La nostra consueta riflessione della domenica parte stavolta dalla Francia. Da Parigi. Dal museo dei musei.
Anno 2018: il Louvre chiude con 10,2 milioni di visitatori. Anno 2019: 9,6 milioni. Anno 2020: 2,7 milioni di ingressi, il 72% in meno di pubblico rispetto all’anno precedente che tradotto in euro significa una perdita di oltre 90 milioni a fronte di un ristoro statale di 46. La consolazione sta nell’effetto on line grazie a una politica spinta di diversificazione dell’offerta digitale che nell’arco temporale di un anno ha fatto guadagnare al Louvre 1,02 milioni di follower per toccare quota 9,3 milioni complessivi, e ben 21 milioni di visite sul sito. Che però non hanno portato soldi immediati. Questo è un fronte aperto dalla crisi pandemica sulle cui macerie si sta costruendo una prospettiva potremmo dire globalmente interessante. Anche se la “condivisione” è risultata per certi versi forzata in questa fase e i numeri sono senza dubbio drogati.
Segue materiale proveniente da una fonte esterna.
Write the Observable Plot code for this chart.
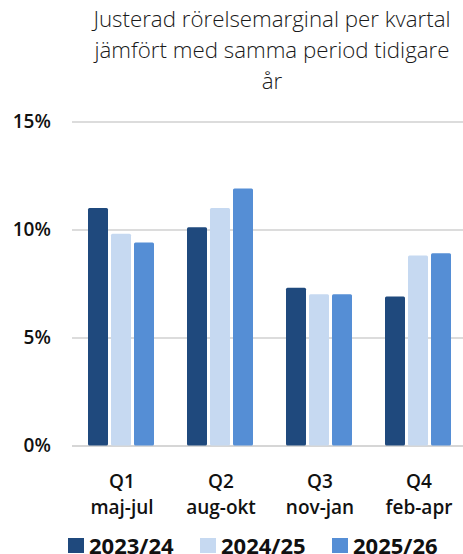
<!DOCTYPE html>
<html>
<head>
<meta charset="utf-8">
<script src="https://cdn.jsdelivr.net/npm/d3@7"></script>
<script src="https://cdn.jsdelivr.net/npm/@observablehq/plot@0.6"></script>
<style>
  html, body { margin: 0; padding: 0; background: #fff; overflow: hidden; }
  #wrap { position: relative; width: 463px; height: 554px; font-family: "Open Sans", sans-serif; color: #111; }
  #title { position: absolute; left: 81px; width: 382px; top: 2.8px; text-align: center; font-size: 22.3px; font-weight: 300; line-height: 31px; white-space: nowrap; color: #1a1a1a; }
  #chart { position: absolute; left: 0; top: 100px; }
  #legend { position: absolute; top: 533.8px; left: 68px; display: flex; font-size: 22px; font-weight: 700; line-height: 22px; }
  .item { width: 132px; display: flex; align-items: flex-start; white-space: nowrap; }
  .sw { width: 16px; height: 15px; margin-top: 4.5px; margin-right: 5px; flex: none; }
</style>
</head>
<body>
<div id="wrap">
  <div id="title">Justerad rörelsemarginal per kvartal<br>jämfört med samma period tidigare<br>år</div>
  <div id="chart"></div>
  <div id="legend"></div>
</div>
<script>
const quarters = ["Q1", "Q2", "Q3", "Q4"];
const periods = ["maj-jul", "aug-okt", "nov-jan", "feb-apr"];
const seriesNames = ["2023/24", "2024/25", "2025/26"];
const values2023_24 = [11.0, 10.1, 7.3, 6.9];
const values2024_25 = [9.8, 11.0, 7.0, 8.8];
const values2025_26 = [9.4, 11.9, 7.0, 8.9];
const seriesColors = ["#1F497D", "#C6D9F1", "#558ED5"];
const yTicks = [0, 5, 10, 15];

const seriesValues = [values2023_24, values2024_25, values2025_26];
const data = quarters.flatMap((q, i) =>
  seriesNames.map((s, j) => ({ quarter: q, series: s, value: seriesValues[j][i] }))
);

const chart = Plot.plot({
  width: 463,
  height: 420,
  marginLeft: 71,
  marginRight: 0,
  marginTop: 21.5,
  marginBottom: 74.5,
  style: { fontFamily: "'Open Sans', sans-serif", color: "#111", background: "transparent" },
  fx: { domain: quarters, range: [70.6, 469.8], padding: 0 },
  x: { domain: seriesNames, paddingInner: 0.125, paddingOuter: 0.642, axis: null },
  y: { domain: [0, 15] },
  color: { domain: seriesNames, range: seriesColors },
  marks: [
    Plot.gridY(yTicks.filter(d => d > 0), { stroke: "#d0d0d0", strokeOpacity: 1, strokeWidth: 1.3 }),
    Plot.ruleY([0], { stroke: "#d6d6d6", strokeWidth: 2 }),
    Plot.barY(data, { fx: "quarter", x: "series", y: "value", fill: "series", rx: 1.5 }),
    Plot.axisY(yTicks, {
      tickFormat: d => d + "%", tickSize: 0, tickPadding: 21.6,
      fontSize: 19, fontWeight: 600, label: null
    }),
    Plot.axisFx({
      anchor: "bottom",
      tickFormat: q => q + "\n" + periods[quarters.indexOf(q)],
      tickSize: 0, tickPadding: 23.5, fontSize: 19, fontWeight: 600,
      lineHeight: 1.37, label: null
    })
  ]
});
document.getElementById("chart").appendChild(chart);

const legend = document.getElementById("legend");
seriesNames.forEach((s, i) => {
  const item = document.createElement("div");
  item.className = "item";
  const sw = document.createElement("span");
  sw.className = "sw";
  sw.style.background = seriesColors[i];
  const label = document.createElement("span");
  label.textContent = s;
  item.appendChild(sw);
  item.appendChild(label);
  legend.appendChild(item);
});
</script>
</body>
</html>
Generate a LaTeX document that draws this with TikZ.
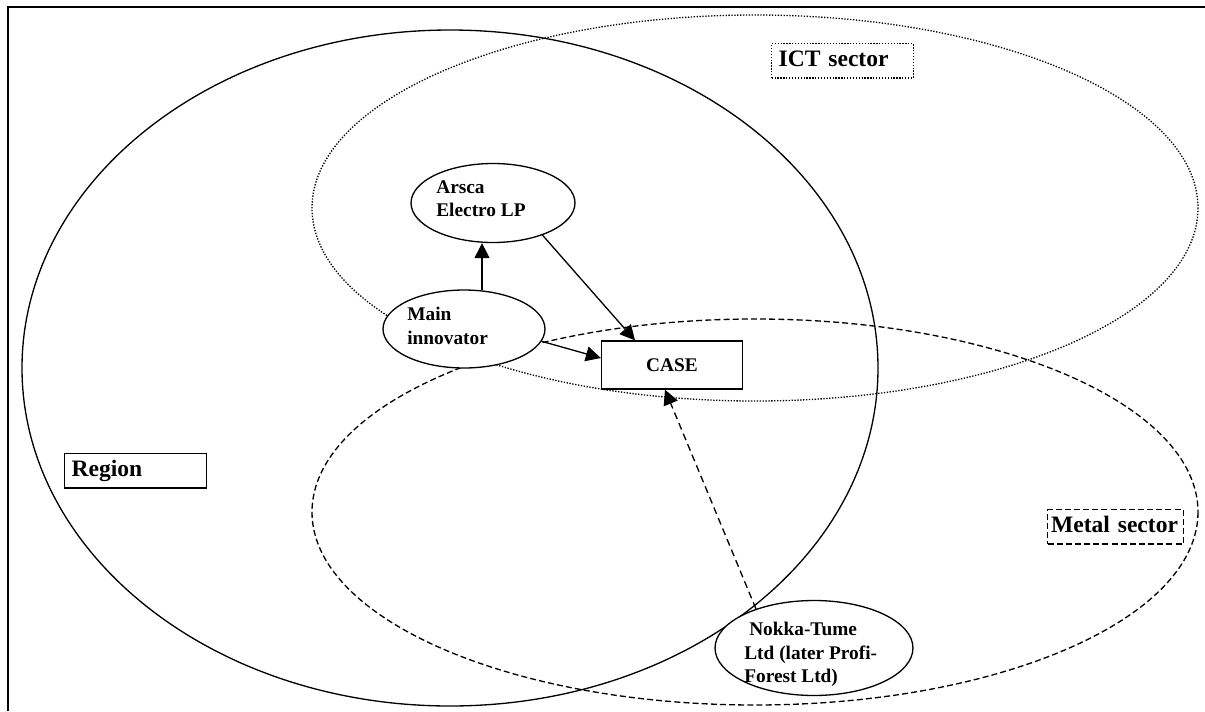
\documentclass[tikz,border=0pt]{standalone}
\usepackage{fontspec}
\setmainfont{Liberation Serif}
\usetikzlibrary{arrows.meta, calc, positioning, shapes.geometric}

\newcommand{\NodeFont}{\fontsize{11}{13.4}\selectfont\bfseries}	%Schrift in den Akteuren
\newcommand{\LabelFont}{\fontsize{13.4}{16}\selectfont\bfseries}	%Schrift der Bereichsnamen

\begin{document}
\begin{tikzpicture}
	[
	x=0.02cm, y=-0.02cm,																%1 Einheit = 1 Pixel, y nach unten
	Rahmen/.style={line width=1.1pt},													%Rahmen oben und links
	Gebiet/.style={line width=0.75pt},													%Region (durchgezogen)
	ICTLine/.style={line width=0.75pt, dash pattern=on 0.75pt off 0.9pt},				%ICT sector (gepunktet)
	MetalLine/.style={line width=0.75pt, dash pattern=on 3.4pt off 1.8pt},				%Metal sector (gestrichelt)
	Akteur/.style={ellipse, draw, fill=white, line width=0.75pt, inner sep=0pt},		%Ellipsen der Akteure
	AkteurText/.style={font=\NodeFont, align=left, anchor=north west, inner sep=0pt},	%Text in den Ellipsen
	LabelBox/.style={draw, fill=white, line width=0.75pt, font=\LabelFont, anchor=north west, align=left,
		inner xsep=4pt, inner ysep=0pt, text height=12.8pt, text depth=6.8pt},			%Kasten mit Bereichsname
	Pfeil/.style={-{Triangle[length=8.5pt, width=8.5pt]}, line width=0.75pt},			%Verbindungspfeil
	PfeilDash/.style={dash pattern=on 4pt off 2.5pt}									%gestrichelter Pfeil
	]

	\useasboundingbox (0,0) rectangle (1205,711);

	% Rahmen
	\draw[Rahmen] (8,711) -- (8,7) -- (1205,7);

	% Bereiche
	\draw[Gebiet]    (450,368) ellipse [x radius=428, y radius=338];	%Region
	\draw[ICTLine]   (755,208) ellipse [x radius=443, y radius=193];	%ICT sector
	\draw[MetalLine] (755,512) ellipse [x radius=443, y radius=193];	%Metal sector

	% Bereichsnamen
	\node[LabelBox, text width=2.55cm] (regionBox) at (64,453) {Region};
	\node[LabelBox, ICTLine, text width=2.55cm] (ictBox) at (771,43) {ICT sector};
	\node[LabelBox, MetalLine, text width=2.58cm, inner xsep=2pt] (metalBox) at (1047,509) {Metal sector};

	% Akteure
	\node[Akteur, minimum width=3.28cm, minimum height=1.58cm] (arsca) at (493,203) {};
	\node[Akteur, minimum width=3.24cm, minimum height=1.56cm] (main)  at (464,329) {};
	\node[Akteur, minimum width=3.96cm, minimum height=1.9cm]  (nokka) at (814,648) {};
	\node[draw, fill=white, line width=0.75pt, minimum width=2.82cm, minimum height=0.96cm, font=\NodeFont] (case) at (672,365) {CASE};

	\node[AkteurText] (arscaTxt) at (436,180) {Arsca\\Electro LP};
	\node[AkteurText] (mainTxt)  at (407,307) {Main\\innovator};
	\node[AkteurText] (nokkaTxt) at (744,622) {\hspace*{2.8pt}Nokka-Tume\\Ltd (later Profi-\\Forest Ltd)};

	% Verbindungen
	\draw[Pfeil] (main.65) -- (main.65 |- arsca.south);
	\draw[Pfeil] (arsca.-33) -- ($(case.north west)!0.24!(case.north east)$);
	\draw[Pfeil] (main.-9) -- ($(case.west)+(0,-7)$);
	\draw[Pfeil, PfeilDash] (nokka.146) -- ($(case.south)+(-7,0)$);
\end{tikzpicture}
\end{document}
Per il ministro Dario Franceschini è comunque la conferma che la sua ipotizzata piattaforma della cultura a pagamento stile Netlix potrebbe essere una via da percorrere se ben progettata e costruita: ovvero senza presumere che si possano togliere risorse a musei, mostre, spettacolo dal vivo, teatro, danza, lirica etc…etc… che anzi vanno incentivate e accresciute. E che i contenuti siano realmente attrattivi, diversificati, ben congeniati, affidati a chi sa progettare e fare.
Resta il fatto che i linguaggi della cultura evolvono. Hanno prerogative e logiche che meritano aperture verso la conoscenza e non chiusure preconcette, sterilmente elitarie. Il digitale è fra questi. E’ virtuale. Deve, sempre più, diventare virtuoso.